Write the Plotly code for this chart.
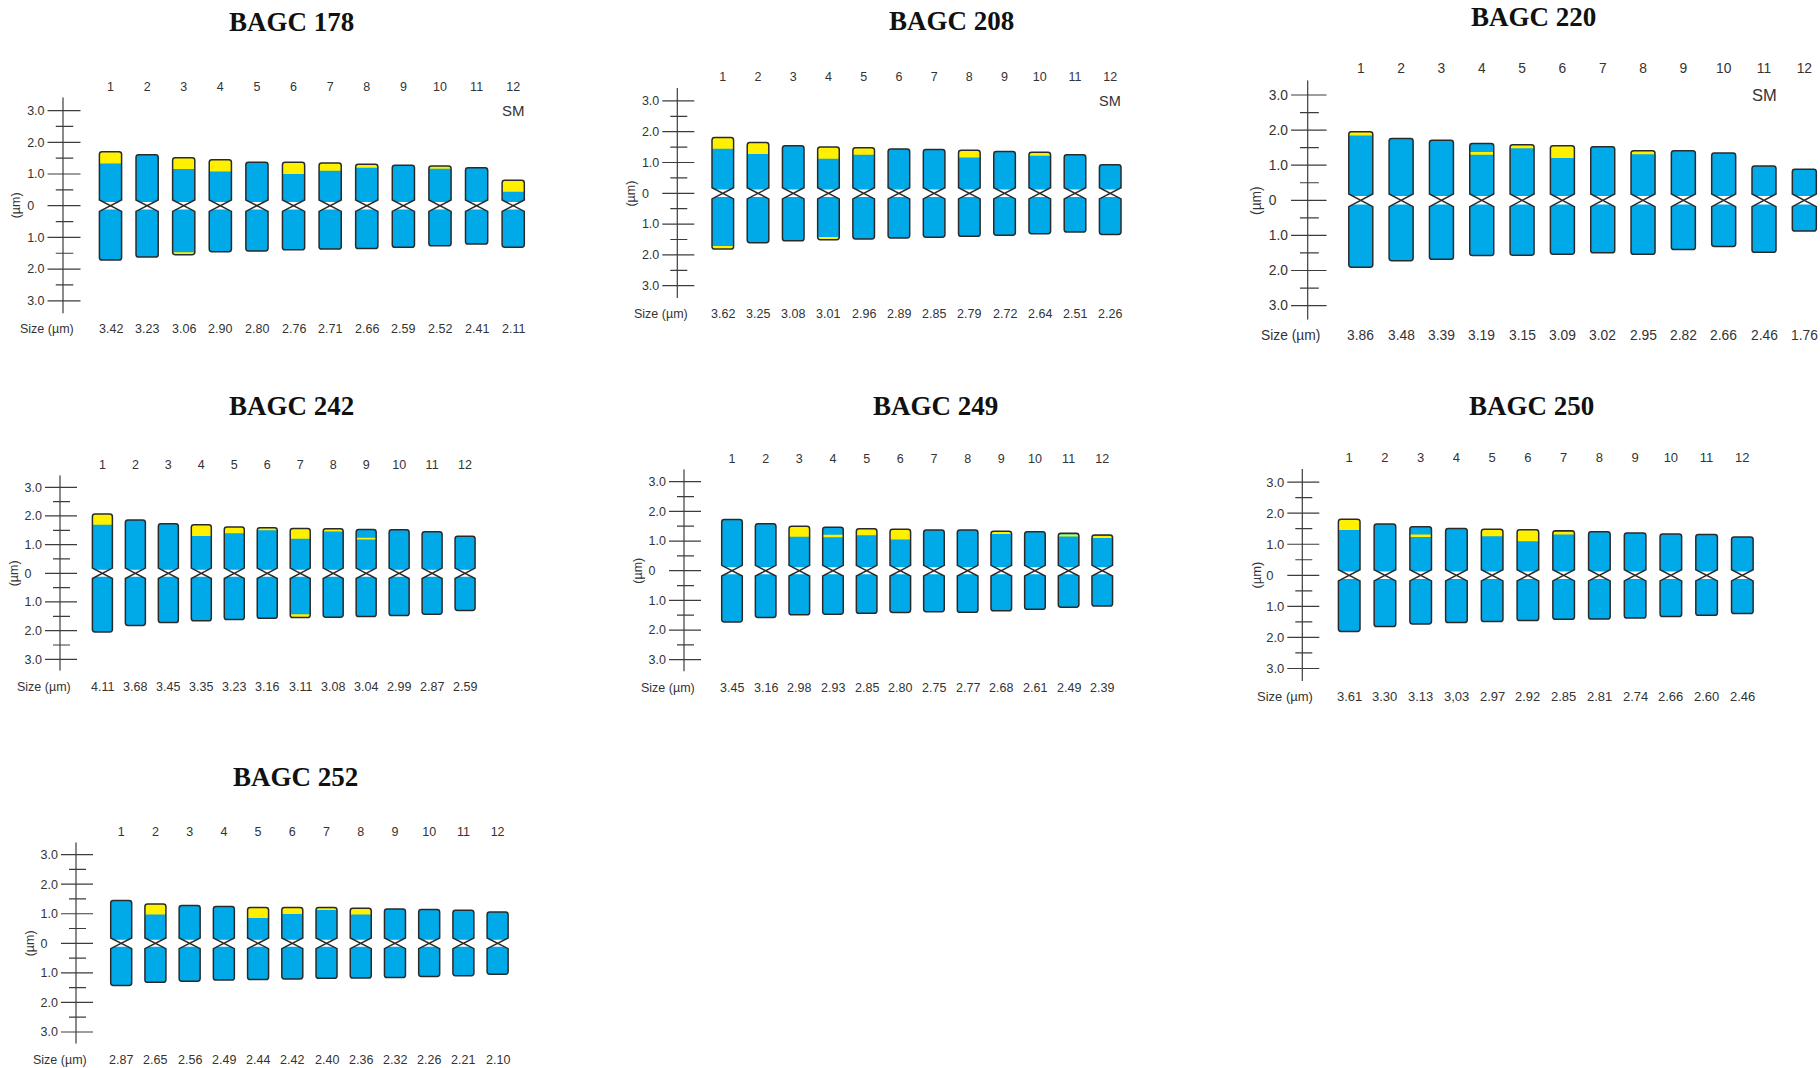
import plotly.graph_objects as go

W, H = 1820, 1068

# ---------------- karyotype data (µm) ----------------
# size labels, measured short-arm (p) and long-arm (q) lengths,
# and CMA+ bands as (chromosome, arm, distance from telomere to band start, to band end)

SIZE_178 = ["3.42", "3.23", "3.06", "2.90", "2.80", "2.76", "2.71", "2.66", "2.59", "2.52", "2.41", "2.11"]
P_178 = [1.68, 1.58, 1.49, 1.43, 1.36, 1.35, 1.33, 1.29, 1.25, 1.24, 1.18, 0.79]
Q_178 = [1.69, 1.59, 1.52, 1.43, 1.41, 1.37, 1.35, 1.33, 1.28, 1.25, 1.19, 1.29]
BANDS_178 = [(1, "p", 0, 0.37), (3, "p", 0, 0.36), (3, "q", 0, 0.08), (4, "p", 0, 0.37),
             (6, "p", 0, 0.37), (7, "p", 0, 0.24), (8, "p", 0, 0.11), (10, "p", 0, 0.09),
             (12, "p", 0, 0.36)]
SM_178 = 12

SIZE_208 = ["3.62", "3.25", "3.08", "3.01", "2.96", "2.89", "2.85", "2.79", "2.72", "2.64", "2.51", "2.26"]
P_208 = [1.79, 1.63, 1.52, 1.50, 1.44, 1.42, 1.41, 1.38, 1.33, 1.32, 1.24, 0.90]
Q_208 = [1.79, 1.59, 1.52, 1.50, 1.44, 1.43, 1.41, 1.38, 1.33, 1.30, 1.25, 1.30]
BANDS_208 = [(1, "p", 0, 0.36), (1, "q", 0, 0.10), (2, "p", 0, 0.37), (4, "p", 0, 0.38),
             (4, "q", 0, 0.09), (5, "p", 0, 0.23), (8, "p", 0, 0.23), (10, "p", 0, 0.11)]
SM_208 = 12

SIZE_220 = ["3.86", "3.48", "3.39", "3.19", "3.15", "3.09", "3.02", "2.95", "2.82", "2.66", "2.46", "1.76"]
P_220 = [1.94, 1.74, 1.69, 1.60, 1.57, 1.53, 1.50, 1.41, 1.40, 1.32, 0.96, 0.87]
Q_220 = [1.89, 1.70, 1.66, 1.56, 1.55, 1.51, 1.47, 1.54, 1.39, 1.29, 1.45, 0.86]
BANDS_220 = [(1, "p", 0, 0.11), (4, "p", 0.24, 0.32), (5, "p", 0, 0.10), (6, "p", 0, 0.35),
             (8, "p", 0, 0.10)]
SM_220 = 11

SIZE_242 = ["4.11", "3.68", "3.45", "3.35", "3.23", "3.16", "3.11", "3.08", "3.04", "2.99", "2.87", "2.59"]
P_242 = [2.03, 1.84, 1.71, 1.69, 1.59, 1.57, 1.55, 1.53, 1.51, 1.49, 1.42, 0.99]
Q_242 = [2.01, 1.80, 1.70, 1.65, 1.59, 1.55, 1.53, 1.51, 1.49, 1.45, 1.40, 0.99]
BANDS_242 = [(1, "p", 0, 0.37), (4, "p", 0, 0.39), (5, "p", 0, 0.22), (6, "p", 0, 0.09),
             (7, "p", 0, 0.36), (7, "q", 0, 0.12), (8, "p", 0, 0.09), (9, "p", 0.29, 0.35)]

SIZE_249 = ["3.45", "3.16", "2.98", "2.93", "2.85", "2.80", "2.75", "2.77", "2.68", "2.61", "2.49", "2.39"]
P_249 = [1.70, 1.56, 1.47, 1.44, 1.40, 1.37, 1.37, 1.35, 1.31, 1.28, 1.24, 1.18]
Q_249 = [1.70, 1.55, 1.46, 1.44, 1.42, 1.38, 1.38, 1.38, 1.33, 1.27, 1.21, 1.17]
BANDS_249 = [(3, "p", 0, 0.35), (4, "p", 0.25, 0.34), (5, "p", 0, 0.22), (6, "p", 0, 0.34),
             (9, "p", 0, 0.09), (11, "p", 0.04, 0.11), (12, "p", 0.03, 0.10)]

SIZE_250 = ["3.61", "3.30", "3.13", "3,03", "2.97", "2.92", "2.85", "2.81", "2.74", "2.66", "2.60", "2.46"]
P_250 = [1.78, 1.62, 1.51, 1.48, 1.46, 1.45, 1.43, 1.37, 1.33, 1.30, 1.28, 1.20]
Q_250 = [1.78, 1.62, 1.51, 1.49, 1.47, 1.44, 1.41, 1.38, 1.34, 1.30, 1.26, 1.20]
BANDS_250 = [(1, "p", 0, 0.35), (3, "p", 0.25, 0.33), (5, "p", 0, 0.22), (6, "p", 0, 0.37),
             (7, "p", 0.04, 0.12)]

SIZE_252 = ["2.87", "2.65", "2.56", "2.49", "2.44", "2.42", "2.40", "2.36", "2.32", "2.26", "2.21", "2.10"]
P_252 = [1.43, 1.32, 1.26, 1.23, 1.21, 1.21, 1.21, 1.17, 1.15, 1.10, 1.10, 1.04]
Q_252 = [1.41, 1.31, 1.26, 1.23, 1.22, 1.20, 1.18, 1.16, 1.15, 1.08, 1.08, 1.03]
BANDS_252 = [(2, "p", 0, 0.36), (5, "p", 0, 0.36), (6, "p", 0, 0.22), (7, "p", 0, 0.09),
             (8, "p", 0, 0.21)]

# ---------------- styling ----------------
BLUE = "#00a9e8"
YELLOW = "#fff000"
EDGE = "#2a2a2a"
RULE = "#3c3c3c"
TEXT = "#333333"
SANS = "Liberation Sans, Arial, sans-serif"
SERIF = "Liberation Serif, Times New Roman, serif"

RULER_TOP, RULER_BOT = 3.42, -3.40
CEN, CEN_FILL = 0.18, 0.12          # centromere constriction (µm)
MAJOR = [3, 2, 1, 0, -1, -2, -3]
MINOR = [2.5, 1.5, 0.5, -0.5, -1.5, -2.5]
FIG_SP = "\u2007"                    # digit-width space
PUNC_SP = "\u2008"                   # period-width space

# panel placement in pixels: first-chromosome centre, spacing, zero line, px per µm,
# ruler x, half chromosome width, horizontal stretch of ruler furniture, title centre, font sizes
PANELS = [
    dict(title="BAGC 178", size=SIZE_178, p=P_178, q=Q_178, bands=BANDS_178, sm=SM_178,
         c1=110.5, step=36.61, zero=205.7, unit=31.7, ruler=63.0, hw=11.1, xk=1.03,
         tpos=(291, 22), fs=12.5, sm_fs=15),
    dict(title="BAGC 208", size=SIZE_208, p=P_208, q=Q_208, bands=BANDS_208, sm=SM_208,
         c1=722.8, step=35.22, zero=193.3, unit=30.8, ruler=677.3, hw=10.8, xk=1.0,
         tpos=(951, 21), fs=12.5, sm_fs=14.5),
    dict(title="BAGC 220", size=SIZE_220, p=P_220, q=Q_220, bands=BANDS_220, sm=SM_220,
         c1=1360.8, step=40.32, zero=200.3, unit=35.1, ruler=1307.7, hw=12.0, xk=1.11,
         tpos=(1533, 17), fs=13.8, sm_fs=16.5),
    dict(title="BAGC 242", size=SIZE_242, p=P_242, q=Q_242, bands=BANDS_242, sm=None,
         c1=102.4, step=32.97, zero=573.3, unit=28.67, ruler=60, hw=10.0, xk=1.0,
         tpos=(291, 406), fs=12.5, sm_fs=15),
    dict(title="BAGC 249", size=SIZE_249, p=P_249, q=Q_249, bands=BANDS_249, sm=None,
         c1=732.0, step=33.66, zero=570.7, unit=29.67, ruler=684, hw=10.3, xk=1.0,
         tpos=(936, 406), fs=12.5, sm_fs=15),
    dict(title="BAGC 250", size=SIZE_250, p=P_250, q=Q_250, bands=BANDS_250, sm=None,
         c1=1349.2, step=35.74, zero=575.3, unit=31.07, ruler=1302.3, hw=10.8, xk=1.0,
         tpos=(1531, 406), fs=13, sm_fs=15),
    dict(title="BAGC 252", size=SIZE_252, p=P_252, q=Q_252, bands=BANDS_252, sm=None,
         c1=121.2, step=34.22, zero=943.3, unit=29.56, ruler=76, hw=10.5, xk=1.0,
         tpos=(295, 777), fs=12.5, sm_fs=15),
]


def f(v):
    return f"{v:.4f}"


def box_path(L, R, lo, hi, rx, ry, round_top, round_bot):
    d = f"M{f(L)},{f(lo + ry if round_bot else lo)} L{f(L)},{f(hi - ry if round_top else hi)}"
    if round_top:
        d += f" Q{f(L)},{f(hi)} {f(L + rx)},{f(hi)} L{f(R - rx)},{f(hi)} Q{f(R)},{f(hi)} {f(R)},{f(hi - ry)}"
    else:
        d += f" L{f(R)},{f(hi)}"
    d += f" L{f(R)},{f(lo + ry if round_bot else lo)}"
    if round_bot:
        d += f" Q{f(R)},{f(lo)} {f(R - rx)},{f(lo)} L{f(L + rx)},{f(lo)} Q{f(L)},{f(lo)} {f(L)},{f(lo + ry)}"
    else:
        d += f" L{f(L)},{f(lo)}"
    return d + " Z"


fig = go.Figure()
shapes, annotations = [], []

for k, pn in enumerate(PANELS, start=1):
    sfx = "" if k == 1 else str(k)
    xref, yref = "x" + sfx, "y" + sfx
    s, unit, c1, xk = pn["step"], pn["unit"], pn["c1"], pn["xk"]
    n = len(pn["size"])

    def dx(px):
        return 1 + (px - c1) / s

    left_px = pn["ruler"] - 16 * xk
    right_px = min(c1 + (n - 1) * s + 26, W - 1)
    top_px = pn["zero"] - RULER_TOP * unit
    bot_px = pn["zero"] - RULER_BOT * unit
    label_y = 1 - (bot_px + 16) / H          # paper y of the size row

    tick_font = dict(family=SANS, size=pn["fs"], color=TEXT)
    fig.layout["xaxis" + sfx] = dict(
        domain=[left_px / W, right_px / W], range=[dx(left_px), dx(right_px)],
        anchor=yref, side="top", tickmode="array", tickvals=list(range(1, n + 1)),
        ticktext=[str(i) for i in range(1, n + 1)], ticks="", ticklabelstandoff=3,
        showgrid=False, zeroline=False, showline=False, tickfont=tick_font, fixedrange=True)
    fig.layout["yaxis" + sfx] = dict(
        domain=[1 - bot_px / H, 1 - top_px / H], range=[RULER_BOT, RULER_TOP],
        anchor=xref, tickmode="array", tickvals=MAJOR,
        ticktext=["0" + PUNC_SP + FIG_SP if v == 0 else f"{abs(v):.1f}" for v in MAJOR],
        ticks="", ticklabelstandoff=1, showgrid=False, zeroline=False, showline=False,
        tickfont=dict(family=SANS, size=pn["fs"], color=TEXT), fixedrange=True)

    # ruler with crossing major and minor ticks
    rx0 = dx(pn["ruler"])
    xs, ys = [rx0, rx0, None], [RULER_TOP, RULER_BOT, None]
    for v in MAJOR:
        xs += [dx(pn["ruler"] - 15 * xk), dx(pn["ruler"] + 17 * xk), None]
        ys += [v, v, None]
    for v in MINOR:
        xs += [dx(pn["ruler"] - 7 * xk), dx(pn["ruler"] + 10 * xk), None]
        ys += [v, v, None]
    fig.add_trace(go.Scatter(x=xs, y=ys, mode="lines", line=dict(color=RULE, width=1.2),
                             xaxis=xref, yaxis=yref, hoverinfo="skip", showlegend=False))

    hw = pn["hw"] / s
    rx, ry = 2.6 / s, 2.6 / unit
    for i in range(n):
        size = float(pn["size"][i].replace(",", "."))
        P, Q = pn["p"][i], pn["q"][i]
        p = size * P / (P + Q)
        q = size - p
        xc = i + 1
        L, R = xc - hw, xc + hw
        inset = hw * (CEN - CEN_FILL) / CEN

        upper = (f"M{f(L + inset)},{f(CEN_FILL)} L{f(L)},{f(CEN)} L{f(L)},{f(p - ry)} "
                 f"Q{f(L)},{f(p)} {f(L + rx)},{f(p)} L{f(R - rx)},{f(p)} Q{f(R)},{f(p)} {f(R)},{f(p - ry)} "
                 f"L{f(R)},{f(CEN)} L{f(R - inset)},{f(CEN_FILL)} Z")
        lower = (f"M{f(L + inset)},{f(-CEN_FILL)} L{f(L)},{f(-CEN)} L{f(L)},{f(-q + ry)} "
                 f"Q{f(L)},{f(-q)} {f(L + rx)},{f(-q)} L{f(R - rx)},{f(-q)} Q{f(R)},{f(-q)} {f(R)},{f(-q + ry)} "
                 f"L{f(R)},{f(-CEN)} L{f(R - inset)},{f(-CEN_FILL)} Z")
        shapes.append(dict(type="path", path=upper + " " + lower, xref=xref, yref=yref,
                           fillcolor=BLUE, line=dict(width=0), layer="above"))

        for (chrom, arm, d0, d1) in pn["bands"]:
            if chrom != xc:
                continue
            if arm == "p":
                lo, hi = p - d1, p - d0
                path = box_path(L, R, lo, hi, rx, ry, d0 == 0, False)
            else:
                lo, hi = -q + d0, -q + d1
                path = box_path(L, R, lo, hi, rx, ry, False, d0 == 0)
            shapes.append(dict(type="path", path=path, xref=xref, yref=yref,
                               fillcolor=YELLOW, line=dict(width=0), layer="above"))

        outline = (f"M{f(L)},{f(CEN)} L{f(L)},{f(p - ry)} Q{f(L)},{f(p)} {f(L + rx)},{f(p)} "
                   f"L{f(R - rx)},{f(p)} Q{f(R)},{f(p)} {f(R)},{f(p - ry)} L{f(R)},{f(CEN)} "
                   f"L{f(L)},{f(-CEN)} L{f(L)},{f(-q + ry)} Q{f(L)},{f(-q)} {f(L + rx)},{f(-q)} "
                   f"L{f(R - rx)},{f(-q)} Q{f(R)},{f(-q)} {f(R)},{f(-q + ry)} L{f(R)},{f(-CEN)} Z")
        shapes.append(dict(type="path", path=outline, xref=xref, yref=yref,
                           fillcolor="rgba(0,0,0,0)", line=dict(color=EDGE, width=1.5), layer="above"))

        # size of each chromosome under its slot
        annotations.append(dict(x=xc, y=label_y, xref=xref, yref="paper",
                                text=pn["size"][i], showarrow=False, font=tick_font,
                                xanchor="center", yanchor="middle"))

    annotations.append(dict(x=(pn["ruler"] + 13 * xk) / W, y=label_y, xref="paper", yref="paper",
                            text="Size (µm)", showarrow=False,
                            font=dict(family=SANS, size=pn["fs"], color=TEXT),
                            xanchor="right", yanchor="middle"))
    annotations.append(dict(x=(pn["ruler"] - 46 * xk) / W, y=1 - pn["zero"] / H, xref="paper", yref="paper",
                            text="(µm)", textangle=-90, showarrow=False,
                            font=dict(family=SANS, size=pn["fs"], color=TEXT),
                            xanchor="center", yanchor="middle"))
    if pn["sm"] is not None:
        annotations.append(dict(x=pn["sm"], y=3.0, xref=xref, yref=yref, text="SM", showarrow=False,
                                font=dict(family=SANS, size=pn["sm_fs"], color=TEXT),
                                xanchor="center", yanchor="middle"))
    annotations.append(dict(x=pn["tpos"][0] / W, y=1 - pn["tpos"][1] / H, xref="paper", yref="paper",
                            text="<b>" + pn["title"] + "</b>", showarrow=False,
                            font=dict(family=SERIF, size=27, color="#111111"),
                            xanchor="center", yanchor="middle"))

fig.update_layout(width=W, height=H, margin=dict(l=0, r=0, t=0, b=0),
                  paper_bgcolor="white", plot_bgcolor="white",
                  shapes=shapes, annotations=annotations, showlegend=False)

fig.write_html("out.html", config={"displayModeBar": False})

=== JOB ===
Extract, word for word, each line from the top of the data down to and including the line with "# and CMA+ bands"; skip the pictures.

=== COMPLETED TASK ===
Write the Plotly code for this chart.
import plotly.graph_objects as go

W, H = 1820, 1068

# ---------------- karyotype data (µm) ----------------
# size labels, measured short-arm (p) and long-arm (q) lengths,
# and CMA+ bands as (chromosome, arm, distance from telomere to band start, to band end)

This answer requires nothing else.